Reporter: Intan Nirmala Sari | Editor: Khomarul Hidayat
KONTAN.CO.ID - JAKARTA. Rencana pemerintah menyusun lagi tarif royalti batubara bagi perusahaan pemegang izin usaha pertambangan khusus (IUPK) kelanjutan perjanjian karya pengusahaan pertambangan batubara (PKP2B) perlu mempertimbangkan beberapa hal. Khususnya, terkait memutuskan besaran royalti.
Ketua Umum Perhimpunan Ahli Pertambangan Indonesia (Perhapi) Rizal Kasli memaparkan beberapa hal yang perlu menjadi pertimbangan, seperti dampak royalti bagi pendapatan negara baik pajak maupun non pajak. Selain itu, tingkat serapan tenaga kerja, prospek pertumbuhan ekonomi nasional maupun regional, pertumbuhan industri nasional, current account deficit (CAD), pemenuhan kebutuhan dalam negeri dan daya saing global juga perlu menjadi pertimbangan.

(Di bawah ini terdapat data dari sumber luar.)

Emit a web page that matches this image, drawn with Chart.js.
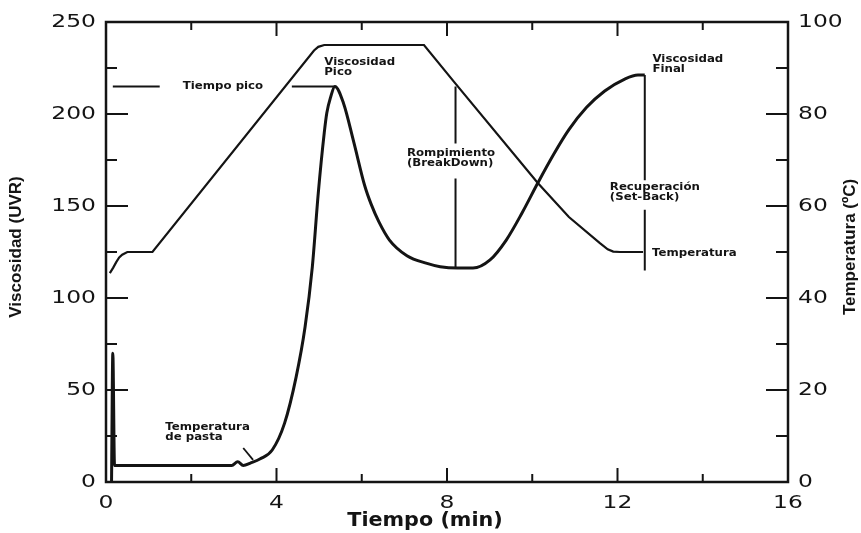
<!DOCTYPE html>
<html>
<head>
<meta charset="utf-8">
<script src="https://cdn.jsdelivr.net/npm/chart.js@4"></script>
<style>
  html, body { margin: 0; padding: 0; background: #fff; }
</style>
</head>
<body>
<canvas id="canvas" width="861" height="533"></canvas>
<script>
"use strict"

// Curva de viscosidad (UVR) frente al tiempo (min)
const tiempoVisc = [0.13, 0.16, 0.2, 1.2, 2.3, 2.95, 3.09, 3.22, 3.39, 3.62, 3.9, 4.19, 4.46, 4.67, 4.84,
                    4.98, 5.12, 5.18, 5.27, 5.37, 5.57, 5.81, 6.07, 6.22, 6.4, 6.65, 7.06, 7.53, 7.84, 8.25,
                    8.61, 9.01, 9.39, 9.76, 10.13, 10.5, 10.86, 11.27, 11.7, 12.17, 12.48, 12.64];
const viscosidad = [0, 70, 9, 9, 9, 9, 11, 9, 10.3, 12.6, 17.4, 32, 57, 84.2, 116.8,
                    157, 189.7, 200.5, 209.2, 215, 206, 185, 161, 151, 141.5, 131.5, 123, 118.8, 117, 116.3,
                    116.3, 120.7, 131.5, 146.2, 162.5, 178, 191.5, 203.5, 212.5, 219, 221.2, 221.2];

// Perfil de temperatura (ºC)
const tiempoTemp = [0.09, 0.17, 0.24, 0.31, 0.38, 0.5, 1.09, 4.88, 4.98, 5.12, 7.46, 8.19, 10.13, 10.86,
                    11.58, 11.77, 11.9, 12.06, 12.6];
const temperatura = [45.4, 46.6, 47.8, 48.8, 49.4, 50, 50, 93.8, 94.6, 95, 95, 86.7, 65, 57.6,
                     52, 50.6, 50.1, 50, 50];

// Puntos de referencia de la curva
const picoVisc = 215, tPico = 5.37;
const minVisc = 116.3, tRompe = 8.2;
const finalVisc = 221.2, tFinal = 12.64;
const tPasta = [3.22, 3.45], vPasta = [18.5, 12];

const ticksX = [0, 4, 8, 12, 16];
const ticksVisc = [0, 50, 100, 150, 200, 250];
const ticksTemp = [0, 20, 40, 60, 80, 100];

const tinta = '#141414';

function puntos(xs, ys) {
    return xs.map((x, i) => ({x: x, y: ys[i]}));
}

// texto ensanchado en horizontal (alineado según ctx.textAlign)
function texto(ctx, s, x, y, ancho) {
    ctx.save();
    ctx.translate(x, y);
    ctx.scale(ancho, 1);
    ctx.fillText(s, 0, 0);
    ctx.restore();
}

// rayitas, marco, etiquetas de ejes, títulos y notas de texto
const adornos = {
    id: 'adornos',
    afterDraw(chart) {
        const {ctx, chartArea: a, scales: {x, y, y1}} = chart;
        ctx.save();
        ctx.strokeStyle = tinta;
        ctx.lineWidth = 2.5;
        ctx.strokeRect(a.left, a.top, a.right - a.left, a.bottom - a.top);

        ctx.lineWidth = 2;
        ctx.beginPath();
        for (let t = 2; t < 16; t += 2) {
            const px = x.getPixelForValue(t);
            const l = t % 4 === 0 ? 14 : 8;
            ctx.moveTo(px, a.bottom); ctx.lineTo(px, a.bottom - l);
            ctx.moveTo(px, a.top); ctx.lineTo(px, a.top + l);
        }
        for (let v = 25; v < 250; v += 25) {
            const py = y.getPixelForValue(v);
            ctx.moveTo(a.left, py); ctx.lineTo(a.left + (v % 50 === 0 ? 22 : 11), py);
        }
        for (let c = 10; c < 100; c += 10) {
            const py = y1.getPixelForValue(c);
            ctx.moveTo(a.right, py); ctx.lineTo(a.right - (c % 20 === 0 ? 22 : 12), py);
        }
        ctx.stroke();

        ctx.fillStyle = tinta;
        ctx.textBaseline = 'middle';

        // números de los ejes
        ctx.font = '18px "DejaVu Sans"';
        ctx.textAlign = 'center';
        ticksX.forEach(v => texto(ctx, String(v), x.getPixelForValue(v), 503, 1.3));
        ctx.textAlign = 'right';
        ticksVisc.forEach(v => texto(ctx, String(v), a.left - 10, y.getPixelForValue(v), 1.3));
        ctx.textAlign = 'left';
        ticksTemp.forEach(v => texto(ctx, String(v), a.right + 10, y1.getPixelForValue(v), 1.3));

        ctx.font = 'bold 11px "DejaVu Sans"';
        const notas = [
            {t: 1.80, v: 215.2, txt: ['Tiempo pico']},
            {t: 5.12, v: 228.3, txt: ['Viscosidad', 'Pico']},
            {t: 7.06, v: 178.8, txt: ['Rompimiento', '(BreakDown)']},
            {t: 12.82, v: 229.9, txt: ['Viscosidad', 'Final']},
            {t: 11.82, v: 160.3, txt: ['Recuperación', '(Set-Back)']},
            {t: 12.81, v: 124.5, txt: ['Temperatura']},
            {t: 1.39, v: 29.9, txt: ['Temperatura', 'de pasta']}
        ];
        notas.forEach(n => {
            const px = x.getPixelForValue(n.t);
            const py = y.getPixelForValue(n.v);
            n.txt.forEach((s, i) => texto(ctx, s, px, py + i * 10.5, 1.07));
        });

        ctx.textAlign = 'center';
        ctx.font = 'bold 19px "DejaVu Sans"';
        texto(ctx, 'Tiempo (min)', 425, 521, 1.09);

        ctx.font = 'bold 17px "Liberation Sans Narrow", "Liberation Sans"';
        ctx.save();
        ctx.translate(16, 247);
        ctx.rotate(-Math.PI / 2);
        ctx.fillText('Viscosidad (UVR)', 0, 0);
        ctx.restore();
        ctx.save();
        ctx.translate(850, 247);
        ctx.rotate(-Math.PI / 2);
        ctx.fillText('Temperatura (ºC)', 0, 0);
        ctx.restore();
        ctx.restore();
    }
};

function creaGrafico() {
    let ctx = document.getElementById('canvas').getContext('2d');
    let linea = (data, ancho, eje, suave) => ({
        data: data, yAxisID: eje, borderColor: tinta, borderWidth: ancho,
        pointRadius: 0, fill: false, spanGaps: false,
        cubicInterpolationMode: suave ? 'monotone' : 'default', tension: 0
    });
    let eje = (min, max, valores, ajuste) => ({
        min: min, max: max,
        afterBuildTicks: s => { s.ticks = valores.map(v => ({value: v})); },
        afterFit: ajuste,
        ticks: {display: false},
        grid: {display: false, drawTicks: false},
        border: {display: false}
    });
    let myChart = new Chart(ctx, {
        type: 'line',
        data: {
            datasets: [
                linea(puntos(tiempoVisc, viscosidad), 3, 'y', true),
                linea(puntos(tiempoTemp, temperatura), 2.2, 'y1', false),
                // tiempo pico
                linea([{x: 0.16, y: picoVisc}, {x: 1.26, y: picoVisc}, {x: 2, y: null},
                       {x: 4.36, y: picoVisc}, {x: tPico, y: picoVisc}], 2, 'y'),
                // rompimiento
                linea([{x: tRompe, y: picoVisc}, {x: tRompe, y: 184}, {x: tRompe, y: null},
                       {x: tRompe, y: 165}, {x: tRompe, y: minVisc}], 2, 'y'),
                // recuperación
                linea([{x: tFinal, y: finalVisc}, {x: tFinal, y: 164}, {x: tFinal, y: null},
                       {x: tFinal, y: 148}, {x: tFinal, y: 115}], 2, 'y'),
                // temperatura de pasta
                linea(puntos(tPasta, vPasta), 1.8, 'y')
            ]
        },
        options: {
            responsive: false,
            animation: false,
            layout: {padding: {top: 22, left: 0, right: 0, bottom: 0}},
            plugins: {legend: {display: false}, tooltip: {enabled: false}},
            scales: {
                x: Object.assign({type: 'linear'}, eje(0, 16, ticksX, s => { s.height = 51; })),
                y: Object.assign({position: 'left'}, eje(0, 250, ticksVisc, s => { s.width = 106; })),
                y1: Object.assign({position: 'right'}, eje(0, 100, ticksTemp, s => { s.width = 73; }))
            }
        },
        plugins: [adornos]
    });
}

creaGrafico();
</script>
</body>
</html>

Dia mencontohkan, khusus perusahaan yang melakukan hilirisasi batubara akan diberikan penurunan tarif royalti sampai 0%. Artinya untuk penambang biasa, tarif royalti normal tetap berlaku. Ia bilang, hilirisasi dibutuhkan investasi yang besar dan biaya produksi yang lumayan besar dimana batubara menjadi salah satu unsur biaya (input costs). Kelayakan investasi sangat tergantung dari margin yang diperoleh, sehingga saat royalti bisa turun hingga 0% itu akan berpengaruh signifikan terhadap kelayakan investasi perusahaan tambang tersebut.

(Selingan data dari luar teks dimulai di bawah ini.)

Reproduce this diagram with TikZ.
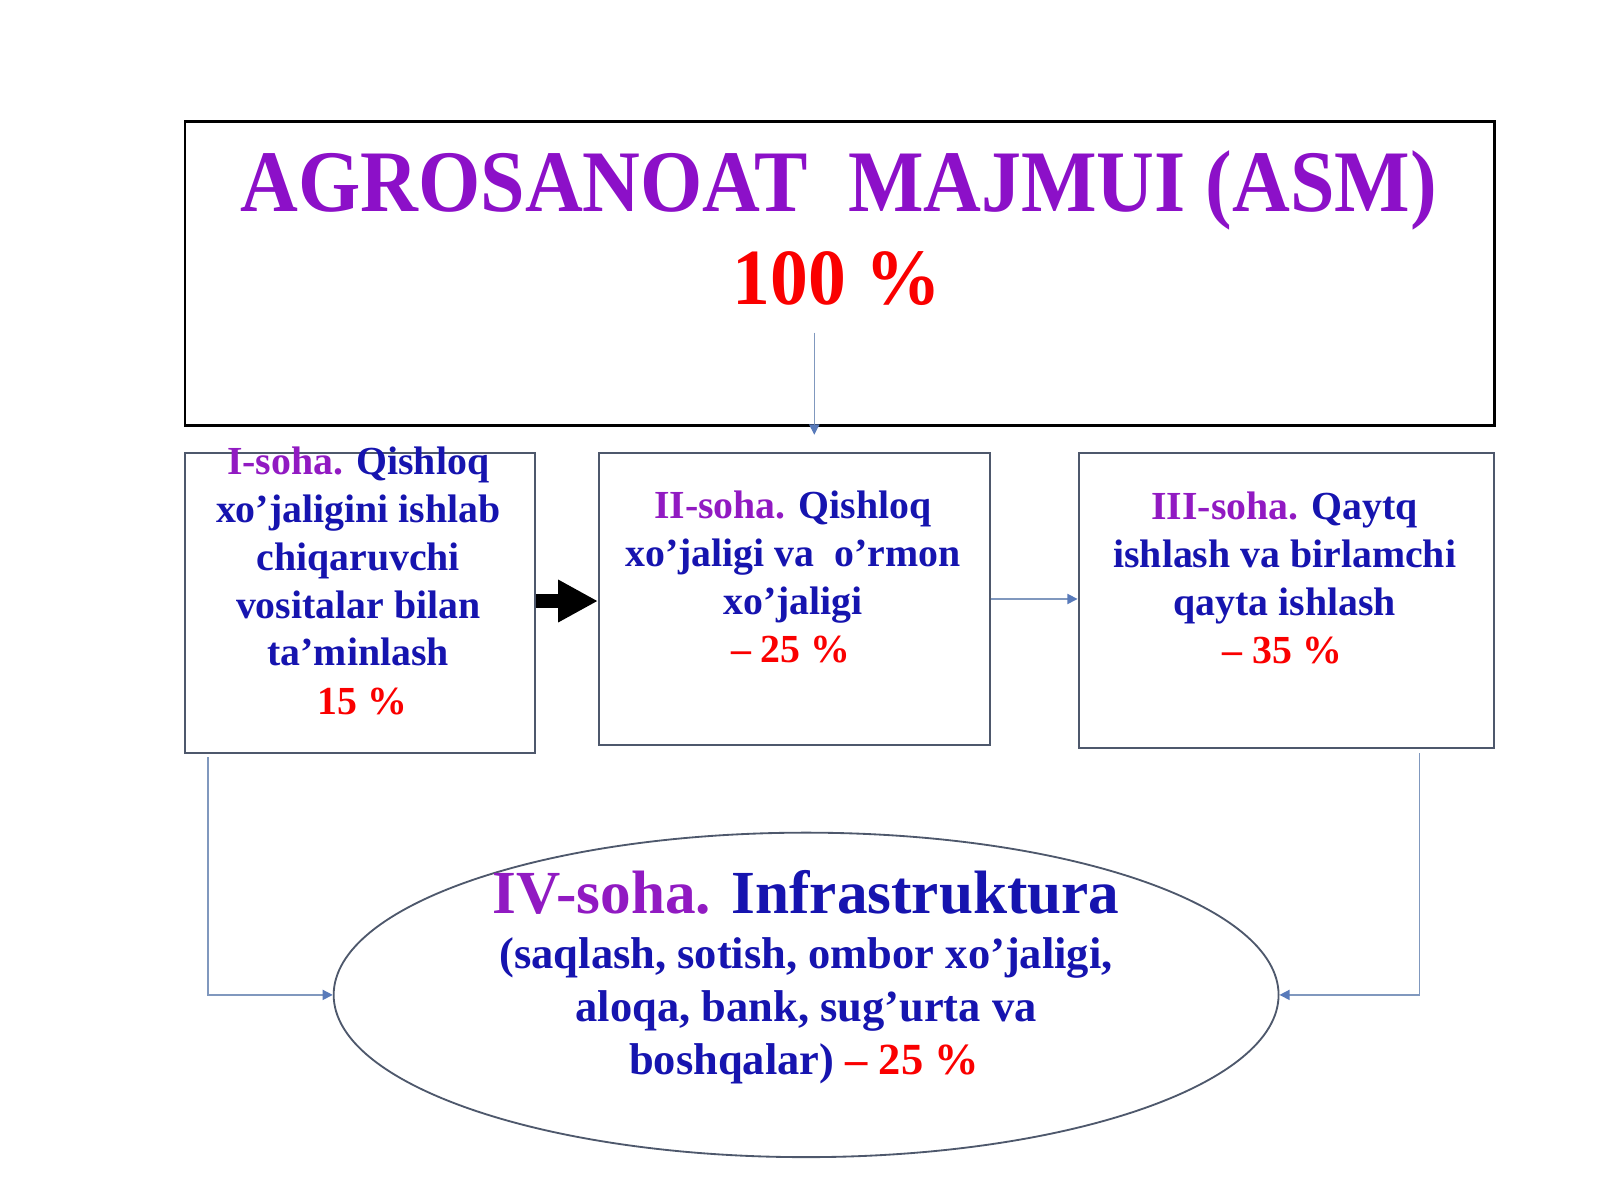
\documentclass[tikz,border=0pt]{standalone}
\usepackage{fontspec}
\setmainfont{Liberation Serif}
\usepackage{graphicx}
\usetikzlibrary{arrows.meta,shapes.geometric}
\definecolor{tpurple}{RGB}{140,16,200}
\definecolor{spurple}{RGB}{145,26,194}
\definecolor{tblue}{RGB}{22,20,175}
\definecolor{tred}{RGB}{250,0,0}
\definecolor{boxc}{RGB}{78,88,108}
\definecolor{connc}{RGB}{128,152,190}
\definecolor{headc}{RGB}{88,122,186}
\begin{document}
\begin{tikzpicture}[x=0.5pt,y=-0.5pt,
  boxst/.style={draw=boxc, line width=1pt, anchor=north west, inner sep=0pt},
  ln/.style={anchor=base, inner sep=0pt, font=\bfseries\fontsize{19.5}{23.5}\selectfont, text=tblue},
  eln/.style={anchor=base, inner sep=0pt, font=\bfseries\fontsize{21.8}{26}\selectfont, text=tblue},
  conn/.style={draw=connc, line width=0.7pt, -{Triangle[length=5pt,width=5pt,color=headc]}}
]
\useasboundingbox (0,0) rectangle (1568,1176);
\fill[white] (0,0) rectangle (1568,1176);

% top box
\node[draw=black, line width=1.3pt, anchor=north west, inner sep=0pt,
      minimum width=641.5pt, minimum height=149pt] (top) at (180,118) {};
\node[anchor=base, inner sep=0pt, text=tpurple, font=\bfseries\fontsize{43}{50}\selectfont]
  (title) at (822,207) {\scalebox{0.912}[1]{AGROSANOAT\ \ MAJMUI (ASM)}};
\node[anchor=base, inner sep=0pt, text=tred, font=\bfseries\fontsize{39}{46}\selectfont]
  (hund) at (820,298) {\scalebox{0.95}[1]{100 \%}};

% boxes
\node[boxst, minimum width=171.5pt, minimum height=147pt] (b1) at (180,443) {};
\node[boxst, minimum width=191.5pt, minimum height=143pt] (b2) at (586,443) {};
\node[boxst, minimum width=203.5pt, minimum height=144.5pt] (b3) at (1056,443) {};

% box 1 text
\node[ln] (b1a) at (351,465) {{\color{spurple}I-soha.} Qishloq};
\node[ln] (b1b) at (351,512) {xo’jaligini ishlab};
\node[ln] (b1c) at (351,559) {chiqaruvchi};
\node[ln] (b1d) at (351,606) {vositalar bilan};
\node[ln] (b1e) at (351,652) {ta’minlash};
\node[ln, text=tred] (b1f) at (355,700) {15 \%};

% box 2 text
\node[ln] (b2a) at (777,508) {{\color{spurple}II-soha.} Qishloq};
\node[ln] (b2b) at (777,555) {xo’jaligi va\ \ o’rmon};
\node[ln] (b2c) at (777,602) {xo’jaligi};
\node[ln, text=tred] (b2d) at (775,649) {– 25 \%};

% box 3 text
\node[ln] (b3a) at (1259,509) {{\color{spurple}III-soha.} Qaytq};
\node[ln] (b3b) at (1259,556) {ishlash va birlamchi};
\node[ln] (b3c) at (1259,603) {qayta ishlash};
\node[ln, text=tred] (b3d) at (1257,650) {– 35 \%};

% ellipse
\node[draw=boxc, line width=0.9pt, ellipse, inner sep=0pt,
      minimum width=463pt, minimum height=159pt] (e) at (790,975) {};
\node[anchor=base, inner sep=0pt, text=tblue, font=\bfseries\fontsize{30}{36}\selectfont]
  (ea) at (790,895) {{\color{spurple}IV-soha.} Infrastruktura};
\node[eln] (eb) at (790,949) {(saqlash, sotish, ombor xo’jaligi,};
\node[eln] (ec) at (790,1001) {aloqa, bank, sug’urta va};
\node[eln] (ed) at (788,1053) {boshqalar) {\color{tred}– 25 \%}};

% connectors
\coordinate (c0) at (798,326);
\coordinate (c1) at (798,426);
\draw[conn, line width=0.55pt] (c0) -- (c1);

\draw[line width=6.8pt, -{Triangle[length=19.5pt,width=19.5pt]}]
  ([yshift=1pt]b1.east) -- ([yshift=1pt]b1.east -| b2.west);
\draw[conn] (b2.east) -- (b2.east -| b3.west);

\draw[conn] ([xshift=12pt,yshift=-1.5pt]b1.south west) |- (e.west);
\draw[conn] ([xshift=-37pt,yshift=-2pt]b3.south east) |- (e.east);
\end{tikzpicture}
\end{document}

Hal lain yang harus mendapatkan perhatian soal pertimbangan royalti PKP2B sebesar 13,5% karena adanya bagian dana penelitian dan pengembangan batubara sebesar 6,5%. Dana tersebut seharusnya digunakan untuk membangun industri batubara baik berupa penelitian maupun pengembangannya.
"Perhapi mengusulkan konsep natural resources fund (NRF) sejenis sovereign wealth fund (SWF) untuk ekonomi yang berkelanjutan (sustainable)," ujar Rizal kepada Kontan.co.id, Rabu (17/3).

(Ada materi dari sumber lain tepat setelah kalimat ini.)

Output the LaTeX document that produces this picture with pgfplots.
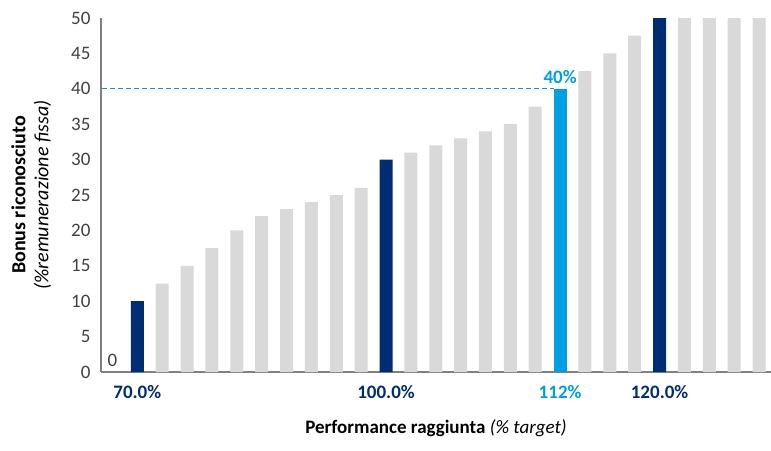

Baca Juga: Kenaikan tarif royalti bagi IUPK bakal berdampak ke produksi dan hilirisasi batubara
Dengan begitu, dana tersebut dapat digunakan untuk penelitian dan pengembangan batubara termasuk hilirisasi batubara dan pengembangan ekonomi wilayah yang sustainable terutama untuk daerah penghasil tambang.
Selain itu, dana tersebut tidak dimasukkan ke APBN seperti sekarang ini, melainkan disalurkan kepada lembaga SWF yang dibentuk oleh pemerintah untuk maksud tersebut di atas. Lembaga tersebut diawasi secara ketat oleh badan pengawas.
"Perlakuannya sama seperti yang telah dilakukan pemerintah dengan pembentukan Lembaga Pengelola Investasi (LPI) yang merupakan pengelola dana SWF," tambah Rizal.
Sementara itu, terkait adanya dua pemegang PKP2B yang sudah habis masa berlakunya tahun ini, yakni PT Kendilo dan PT Kaltim Prima Coal (KPC), Rizal menilai perlakuan pemerintah akan sama seperti perlakuan terhadap PT Arutmin Indonesia. Yakni, pemerintah kemungkinan akan tetap memperpanjang izinnya menjadi IUPK dengan biaya royalti yang lebih tinggi dan adanya pengurangan wilayah konsesi.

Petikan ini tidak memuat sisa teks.